Дмитрий Ульянов | страница 33



Дмитрий Ильич просит у властей свидания с сестрой, но ему отказывают: сам он недавно привлекался по политическому делу. Из писем матери он узнает, что брат возмущен арестом: это придирается прокуратура, чтобы раздуть «дело». Брат просит мать чересчур не волноваться: наших все равно выпустят.

Конечно, выпустят. А когда? Время тянулось медленно.


И вот настал долгожданный торжественный момент, когда он, молодой врач, удостоенный степени лекаря, от чистого сердца подписывал клятву:

«Принимая с глубокой признательностью даруемые мне наукой права врача и постигая всю важность обязанностей, возлагаемых на меня сим званием, я даю обещание в течение всей своей жизни ничем не помрачать чести сословия, в которое ныне вступаю. Обещаю во всякое время помогать, по лучшему моему разумению, прибегающим к моему пособию страждущим: свято хранить вверяемые мне семейные тайны и не употреблять во зло оказываемого мне доверия. Обещаю продолжать изучать врачебную науку и способствовать всеми своими силами ее процветанию, сообщая ученому совету все, что открою. Обещаю не заниматься приготовлением и продажей тайных средств. Обещаю быть справедливым к своим сотоварищам-врачам и не оскорблять их личности: однако же, если бы того потребовала польза больного, говорить правду прямо и без лицеприятия. В важных случаях обещаю прибегать к советам врачей, более меня сведущих и опытных: когда же сам буду призван на совещание, буду по совести отдавать справедливость их заслугам и стараниям».

В декабре 1901 года Дмитрий Ильич отбыл в Москву. Всю дорогу его преследовало тяжелое предчувствие: не стряслось ли новой беды? Но, увидев мать, вздохнул с облегчением: она не изменилась, только под глазами прибавилось морщинок, а на висках седины.

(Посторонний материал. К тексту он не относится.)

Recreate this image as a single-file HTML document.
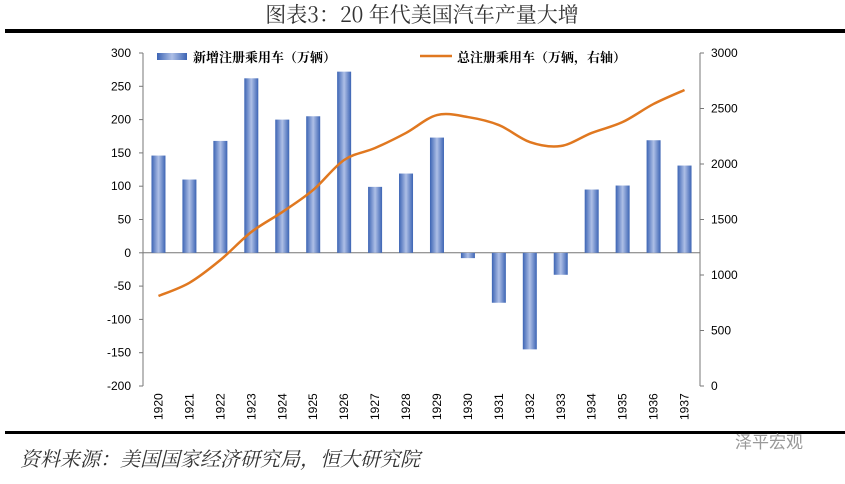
<!DOCTYPE html>
<html><head><meta charset="utf-8"><style>
body{margin:0;background:#fff;width:845px;height:479px;overflow:hidden;font-family:"Liberation Sans","Noto Sans CJK SC",sans-serif}
</style></head><body>
<svg width="845" height="479">
<defs><linearGradient id="bg" x1="0" x2="1" y1="0" y2="0">
<stop offset="0" stop-color="#3c64b4"/><stop offset="0.5" stop-color="#aebfe6"/><stop offset="1" stop-color="#3c64b4"/></linearGradient></defs>
<text x="422" y="22" text-anchor="middle" font-size="21" font-family="Noto Serif CJK SC,serif" fill="#333">图表3：20 年代美国汽车产量大增</text>
<rect x="5" y="29" width="840" height="4" fill="#000"/>
<rect x="5" y="431" width="840" height="3" fill="#000"/>
<text x="20" y="466" font-size="20" font-style="italic" font-family="Noto Serif CJK SC,serif" fill="#333">资料来源：美国国家经济研究局，恒大研究院</text>
<text x="735" y="448" font-size="17" fill="#999">泽平宏观</text>
<g id="axes" font-size="12" fill="#000"></g>
<g id="bars"></g>
<path id="line" fill="none" stroke="#e07820" stroke-width="2.5"/>
<g font-size="13" font-weight="bold" font-family="Noto Serif CJK SC,serif">
<rect x="157" y="53" width="30" height="7" fill="url(#bg)"/>
<text x="193" y="62">新增注册乘用车（万辆）</text>
<line x1="420" y1="56" x2="452" y2="56" stroke="#e07820" stroke-width="2.5"/>
<text x="457" y="62">总注册乘用车（万辆，右轴）</text>
</g>
</svg>
<script>
const years=[1920,1921,1922,1923,1924,1925,1926,1927,1928,1929,1930,1931,1932,1933,1934,1935,1936,1937];
const newReg=[146,110,168,262,200,205,272,99,119,173,-8,-75,-145,-33,95,101,169,131];
const totalReg=[811,930,1135,1387,1567,1766,2036,2144,2280,2441,2423,2351,2198,2162,2280,2378,2541,2667];
const leftTicks=[300,250,200,150,100,50,0,-50,-100,-150,-200];
const rightTicks=[3000,2500,2000,1500,1000,500,0];
const NS="http://www.w3.org/2000/svg";
const X0=143,X1=700,Y0=53,Y1=386,band=(X1-X0)/years.length;
const xc=i=>X0+band*(i+0.5);
const yl=v=>Y0+(300-v)/500*(Y1-Y0);
const yr=v=>Y0+(3000-v)/3000*(Y1-Y0);
function mk(t,a,p){const e=document.createElementNS(NS,t);for(const k in a)e.setAttribute(k,a[k]);p.appendChild(e);return e;}
const ax=document.getElementById('axes');
let e=mk('line',{x1:X0,y1:Y0,x2:X0,y2:Y1,stroke:'#777'},ax);


e=mk('line',{x1:X1,y1:Y0,x2:X1,y2:Y1,stroke:'#777'},ax);


e=mk('line',{x1:X0,y1:yl(0),x2:X1,y2:yl(0),stroke:'#777'},ax);


leftTicks.forEach(v=>{mk('line',{x1:X0-4,x2:X0,y1:yl(v),y2:yl(v),stroke:'#777'},ax);
const t=mk('text',{x:X0-12,y:yl(v)+4,'text-anchor':'end'},ax);t.textContent=v;

});
rightTicks.forEach(v=>{mk('line',{x1:X1,x2:X1+4,y1:yr(v),y2:yr(v),stroke:'#777'},ax);
const t=mk('text',{x:X1+11,y:yr(v)+4},ax);t.textContent=v;

});
years.forEach((y,i)=>{const t=mk('text',{x:0,y:0,transform:`translate(${xc(i)+4},${Y1+34}) rotate(-90)`},ax);t.textContent=y;

});
const bg=document.getElementById('bars');
newReg.forEach((v,i)=>{const y0=yl(0),y=yl(v);
const r=mk('rect',{x:xc(i)-7,y:Math.min(y,y0),width:14,height:Math.abs(y-y0),fill:'url(#bg)'},bg);

});
const pts=totalReg.map((v,i)=>[xc(i),yr(v)]);
let d=`M${pts[0][0]},${pts[0][1]}`;
for(let i=0;i<pts.length-1;i++){const p0=pts[i-1]||pts[i],p1=pts[i],p2=pts[i+1],p3=pts[i+2]||p2;
d+=` C${p1[0]+(p2[0]-p0[0])/6},${p1[1]+(p2[1]-p0[1])/6} ${p2[0]-(p3[0]-p1[0])/6},${p2[1]-(p3[1]-p1[1])/6} ${p2[0]},${p2[1]}`;}
document.getElementById('line').setAttribute('d',d);
</script>
</body></html>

В тот вечер он перечитал письма зятя и сестры, написанные из тюрьмы. Марк Тимофеевич был в своем амплуа. И в таганской одиночке его не покидало чувство юмора. Со скрупулезностью исследователя он описывает тюремную баню (которая только чуть-чуть уступает Сандуновской!), выражает свое неудовольствие ремонтом тюремных помещений: стены почему-то выкрашены краскою на воде и поэтому «зело пачкают», и цвет у стен «серовато-фиолетово-грязный», а уж полы залиты асфальтом кое-как. Недобросовестный попался инженер. Здесь надо заливать, чтоб никто не вздумал выбраться. Вот когда он, Марк Тимофеевич, станет инженером, возьмется строить казематы… А остальной текст тюремный цензор вытравил. Фантазия узника, оказывается, зашла слишком далеко.